TASK -> Copy nothing but the text: reproduce each line of the listing exactly and leave the pictures out.

COLLECTED DATA ->
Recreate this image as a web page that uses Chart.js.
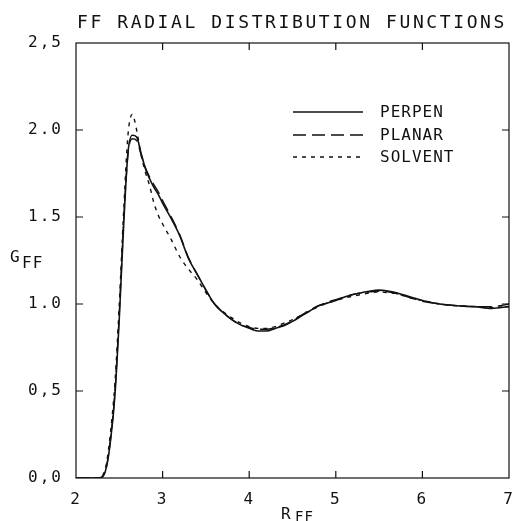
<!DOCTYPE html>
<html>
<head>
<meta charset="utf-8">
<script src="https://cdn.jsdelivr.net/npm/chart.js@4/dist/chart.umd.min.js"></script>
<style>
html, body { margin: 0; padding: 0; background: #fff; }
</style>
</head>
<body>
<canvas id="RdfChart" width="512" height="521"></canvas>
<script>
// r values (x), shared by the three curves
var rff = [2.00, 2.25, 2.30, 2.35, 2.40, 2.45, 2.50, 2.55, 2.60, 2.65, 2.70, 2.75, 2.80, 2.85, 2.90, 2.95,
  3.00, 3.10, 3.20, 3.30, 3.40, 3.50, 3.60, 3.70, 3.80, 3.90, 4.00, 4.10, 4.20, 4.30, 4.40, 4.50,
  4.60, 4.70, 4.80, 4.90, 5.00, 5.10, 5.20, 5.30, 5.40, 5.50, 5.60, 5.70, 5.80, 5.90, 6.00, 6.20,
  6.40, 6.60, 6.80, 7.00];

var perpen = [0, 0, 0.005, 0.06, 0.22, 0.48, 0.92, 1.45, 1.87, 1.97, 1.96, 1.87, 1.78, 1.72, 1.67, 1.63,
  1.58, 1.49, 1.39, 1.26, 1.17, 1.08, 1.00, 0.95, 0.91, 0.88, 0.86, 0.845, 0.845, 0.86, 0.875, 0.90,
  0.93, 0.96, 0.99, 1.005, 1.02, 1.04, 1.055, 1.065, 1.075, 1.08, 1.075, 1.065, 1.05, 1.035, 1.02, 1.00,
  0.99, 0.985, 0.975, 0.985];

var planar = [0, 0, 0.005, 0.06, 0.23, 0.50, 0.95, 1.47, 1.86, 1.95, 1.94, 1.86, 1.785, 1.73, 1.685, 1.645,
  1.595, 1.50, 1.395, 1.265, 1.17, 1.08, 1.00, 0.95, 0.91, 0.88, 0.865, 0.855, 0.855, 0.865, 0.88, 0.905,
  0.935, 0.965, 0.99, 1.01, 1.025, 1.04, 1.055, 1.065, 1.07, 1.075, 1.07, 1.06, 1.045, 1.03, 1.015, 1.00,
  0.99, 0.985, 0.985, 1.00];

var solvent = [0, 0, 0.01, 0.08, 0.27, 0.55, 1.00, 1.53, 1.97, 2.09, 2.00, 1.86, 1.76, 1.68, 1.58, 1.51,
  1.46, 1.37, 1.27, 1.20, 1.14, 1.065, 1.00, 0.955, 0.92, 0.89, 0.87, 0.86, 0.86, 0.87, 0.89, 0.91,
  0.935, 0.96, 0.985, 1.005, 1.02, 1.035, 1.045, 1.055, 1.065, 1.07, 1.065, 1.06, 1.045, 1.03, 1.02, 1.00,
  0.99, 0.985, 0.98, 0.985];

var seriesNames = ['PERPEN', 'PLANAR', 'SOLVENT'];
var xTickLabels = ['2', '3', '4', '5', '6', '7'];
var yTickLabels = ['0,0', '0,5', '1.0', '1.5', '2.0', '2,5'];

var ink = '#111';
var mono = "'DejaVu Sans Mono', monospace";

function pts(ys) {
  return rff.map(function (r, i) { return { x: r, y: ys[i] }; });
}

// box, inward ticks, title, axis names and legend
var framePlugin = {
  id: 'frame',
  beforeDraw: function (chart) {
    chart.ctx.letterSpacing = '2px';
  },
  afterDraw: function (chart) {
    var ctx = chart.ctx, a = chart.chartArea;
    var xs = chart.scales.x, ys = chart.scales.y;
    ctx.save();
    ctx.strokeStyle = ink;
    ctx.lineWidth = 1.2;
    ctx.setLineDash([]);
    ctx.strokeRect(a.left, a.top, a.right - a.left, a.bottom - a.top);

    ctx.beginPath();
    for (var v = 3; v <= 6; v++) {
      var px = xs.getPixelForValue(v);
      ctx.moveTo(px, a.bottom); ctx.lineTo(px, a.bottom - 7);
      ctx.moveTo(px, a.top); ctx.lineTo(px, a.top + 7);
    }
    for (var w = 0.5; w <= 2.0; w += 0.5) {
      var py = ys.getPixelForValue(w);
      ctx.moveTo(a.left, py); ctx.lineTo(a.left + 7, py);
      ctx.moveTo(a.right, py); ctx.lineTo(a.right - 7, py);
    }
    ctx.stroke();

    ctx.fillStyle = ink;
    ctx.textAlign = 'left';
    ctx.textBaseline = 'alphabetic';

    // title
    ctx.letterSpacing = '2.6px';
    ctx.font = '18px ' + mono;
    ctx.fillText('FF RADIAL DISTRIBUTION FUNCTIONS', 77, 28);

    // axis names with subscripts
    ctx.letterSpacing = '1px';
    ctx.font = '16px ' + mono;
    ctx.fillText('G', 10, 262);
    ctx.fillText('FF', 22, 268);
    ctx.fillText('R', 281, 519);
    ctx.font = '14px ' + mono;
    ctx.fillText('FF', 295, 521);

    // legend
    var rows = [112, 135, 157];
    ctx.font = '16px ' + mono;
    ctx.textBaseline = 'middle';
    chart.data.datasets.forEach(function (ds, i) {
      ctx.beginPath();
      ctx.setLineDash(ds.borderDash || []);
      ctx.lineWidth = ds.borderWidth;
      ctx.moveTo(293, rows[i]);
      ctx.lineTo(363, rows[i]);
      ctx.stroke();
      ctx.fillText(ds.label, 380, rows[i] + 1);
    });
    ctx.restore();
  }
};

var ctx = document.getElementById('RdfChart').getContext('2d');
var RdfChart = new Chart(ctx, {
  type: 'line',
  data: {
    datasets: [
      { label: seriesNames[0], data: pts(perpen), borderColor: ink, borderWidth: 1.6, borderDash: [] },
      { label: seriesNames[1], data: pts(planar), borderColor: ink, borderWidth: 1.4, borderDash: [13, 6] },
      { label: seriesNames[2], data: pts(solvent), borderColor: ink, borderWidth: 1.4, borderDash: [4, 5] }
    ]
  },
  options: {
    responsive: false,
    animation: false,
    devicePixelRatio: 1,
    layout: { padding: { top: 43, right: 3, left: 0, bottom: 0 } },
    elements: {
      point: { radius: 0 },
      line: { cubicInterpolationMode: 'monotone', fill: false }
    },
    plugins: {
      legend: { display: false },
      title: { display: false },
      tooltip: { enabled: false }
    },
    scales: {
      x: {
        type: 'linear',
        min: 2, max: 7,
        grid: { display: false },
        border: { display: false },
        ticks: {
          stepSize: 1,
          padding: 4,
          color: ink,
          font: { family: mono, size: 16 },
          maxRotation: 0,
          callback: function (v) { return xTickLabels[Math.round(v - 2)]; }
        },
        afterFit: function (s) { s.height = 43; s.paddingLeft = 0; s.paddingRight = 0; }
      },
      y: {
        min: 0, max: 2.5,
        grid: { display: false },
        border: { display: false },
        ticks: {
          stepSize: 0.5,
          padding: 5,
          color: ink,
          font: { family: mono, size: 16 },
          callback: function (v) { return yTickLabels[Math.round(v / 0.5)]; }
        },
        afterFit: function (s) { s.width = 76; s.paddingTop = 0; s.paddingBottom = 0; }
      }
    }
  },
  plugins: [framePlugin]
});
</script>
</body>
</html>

THE RESULT ->
Recreate this image as a web page that uses Chart.js.
<!DOCTYPE html>
<html>
<head>
<meta charset="utf-8">
<script src="https://cdn.jsdelivr.net/npm/chart.js@4/dist/chart.umd.min.js"></script>
<style>
html, body { margin: 0; padding: 0; background: #fff; }
</style>
</head>
<body>
<canvas id="RdfChart" width="512" height="521"></canvas>
<script>
// r values (x), shared by the three curves
var rff = [2.00, 2.25, 2.30, 2.35, 2.40, 2.45, 2.50, 2.55, 2.60, 2.65, 2.70, 2.75, 2.80, 2.85, 2.90, 2.95,
  3.00, 3.10, 3.20, 3.30, 3.40, 3.50, 3.60, 3.70, 3.80, 3.90, 4.00, 4.10, 4.20, 4.30, 4.40, 4.50,
  4.60, 4.70, 4.80, 4.90, 5.00, 5.10, 5.20, 5.30, 5.40, 5.50, 5.60, 5.70, 5.80, 5.90, 6.00, 6.20,
  6.40, 6.60, 6.80, 7.00];

var perpen = [0, 0, 0.005, 0.06, 0.22, 0.48, 0.92, 1.45, 1.87, 1.97, 1.96, 1.87, 1.78, 1.72, 1.67, 1.63,
  1.58, 1.49, 1.39, 1.26, 1.17, 1.08, 1.00, 0.95, 0.91, 0.88, 0.86, 0.845, 0.845, 0.86, 0.875, 0.90,
  0.93, 0.96, 0.99, 1.005, 1.02, 1.04, 1.055, 1.065, 1.075, 1.08, 1.075, 1.065, 1.05, 1.035, 1.02, 1.00,
  0.99, 0.985, 0.975, 0.985];

var planar = [0, 0, 0.005, 0.06, 0.23, 0.50, 0.95, 1.47, 1.86, 1.95, 1.94, 1.86, 1.785, 1.73, 1.685, 1.645,
  1.595, 1.50, 1.395, 1.265, 1.17, 1.08, 1.00, 0.95, 0.91, 0.88, 0.865, 0.855, 0.855, 0.865, 0.88, 0.905,
  0.935, 0.965, 0.99, 1.01, 1.025, 1.04, 1.055, 1.065, 1.07, 1.075, 1.07, 1.06, 1.045, 1.03, 1.015, 1.00,
  0.99, 0.985, 0.985, 1.00];

var solvent = [0, 0, 0.01, 0.08, 0.27, 0.55, 1.00, 1.53, 1.97, 2.09, 2.00, 1.86, 1.76, 1.68, 1.58, 1.51,
  1.46, 1.37, 1.27, 1.20, 1.14, 1.065, 1.00, 0.955, 0.92, 0.89, 0.87, 0.86, 0.86, 0.87, 0.89, 0.91,
  0.935, 0.96, 0.985, 1.005, 1.02, 1.035, 1.045, 1.055, 1.065, 1.07, 1.065, 1.06, 1.045, 1.03, 1.02, 1.00,
  0.99, 0.985, 0.98, 0.985];

var seriesNames = ['PERPEN', 'PLANAR', 'SOLVENT'];
var xTickLabels = ['2', '3', '4', '5', '6', '7'];
var yTickLabels = ['0,0', '0,5', '1.0', '1.5', '2.0', '2,5'];

var ink = '#111';
var mono = "'DejaVu Sans Mono', monospace";

function pts(ys) {
  return rff.map(function (r, i) { return { x: r, y: ys[i] }; });
}

// box, inward ticks, title, axis names and legend
var framePlugin = {
  id: 'frame',
  beforeDraw: function (chart) {
    chart.ctx.letterSpacing = '2px';
  },
  afterDraw: function (chart) {
    var ctx = chart.ctx, a = chart.chartArea;
    var xs = chart.scales.x, ys = chart.scales.y;
    ctx.save();
    ctx.strokeStyle = ink;
    ctx.lineWidth = 1.2;
    ctx.setLineDash([]);
    ctx.strokeRect(a.left, a.top, a.right - a.left, a.bottom - a.top);

    ctx.beginPath();
    for (var v = 3; v <= 6; v++) {
      var px = xs.getPixelForValue(v);
      ctx.moveTo(px, a.bottom); ctx.lineTo(px, a.bottom - 7);
      ctx.moveTo(px, a.top); ctx.lineTo(px, a.top + 7);
    }
    for (var w = 0.5; w <= 2.0; w += 0.5) {
      var py = ys.getPixelForValue(w);
      ctx.moveTo(a.left, py); ctx.lineTo(a.left + 7, py);
      ctx.moveTo(a.right, py); ctx.lineTo(a.right - 7, py);
    }
    ctx.stroke();

    ctx.fillStyle = ink;
    ctx.textAlign = 'left';
    ctx.textBaseline = 'alphabetic';

    // title
    ctx.letterSpacing = '2.6px';
    ctx.font = '18px ' + mono;
    ctx.fillText('FF RADIAL DISTRIBUTION FUNCTIONS', 77, 28);

    // axis names with subscripts
    ctx.letterSpacing = '1px';
    ctx.font = '16px ' + mono;
    ctx.fillText('G', 10, 262);
    ctx.fillText('FF', 22, 268);
    ctx.fillText('R', 281, 519);
    ctx.font = '14px ' + mono;
    ctx.fillText('FF', 295, 521);

    // legend
    var rows = [112, 135, 157];
    ctx.font = '16px ' + mono;
    ctx.textBaseline = 'middle';
    chart.data.datasets.forEach(function (ds, i) {
      ctx.beginPath();
      ctx.setLineDash(ds.borderDash || []);
      ctx.lineWidth = ds.borderWidth;
      ctx.moveTo(293, rows[i]);
      ctx.lineTo(363, rows[i]);
      ctx.stroke();
      ctx.fillText(ds.label, 380, rows[i] + 1);
    });
    ctx.restore();
  }
};

var ctx = document.getElementById('RdfChart').getContext('2d');
var RdfChart = new Chart(ctx, {
  type: 'line',
  data: {
    datasets: [
      { label: seriesNames[0], data: pts(perpen), borderColor: ink, borderWidth: 1.6, borderDash: [] },
      { label: seriesNames[1], data: pts(planar), borderColor: ink, borderWidth: 1.4, borderDash: [13, 6] },
      { label: seriesNames[2], data: pts(solvent), borderColor: ink, borderWidth: 1.4, borderDash: [4, 5] }
    ]
  },
  options: {
    responsive: false,
    animation: false,
    devicePixelRatio: 1,
    layout: { padding: { top: 43, right: 3, left: 0, bottom: 0 } },
    elements: {
      point: { radius: 0 },
      line: { cubicInterpolationMode: 'monotone', fill: false }
    },
    plugins: {
      legend: { display: false },
      title: { display: false },
      tooltip: { enabled: false }
    },
    scales: {
      x: {
        type: 'linear',
        min: 2, max: 7,
        grid: { display: false },
        border: { display: false },
        ticks: {
          stepSize: 1,
          padding: 4,
          color: ink,
          font: { family: mono, size: 16 },
          maxRotation: 0,
          callback: function (v) { return xTickLabels[Math.round(v - 2)]; }
        },
        afterFit: function (s) { s.height = 43; s.paddingLeft = 0; s.paddingRight = 0; }
      },
      y: {
        min: 0, max: 2.5,
        grid: { display: false },
        border: { display: false },
        ticks: {
          stepSize: 0.5,
          padding: 5,
          color: ink,
          font: { family: mono, size: 16 },
          callback: function (v) { return yTickLabels[Math.round(v / 0.5)]; }
        },
        afterFit: function (s) { s.width = 76; s.paddingTop = 0; s.paddingBottom = 0; }
      }
    }
  },
  plugins: [framePlugin]
});
</script>
</body>
</html>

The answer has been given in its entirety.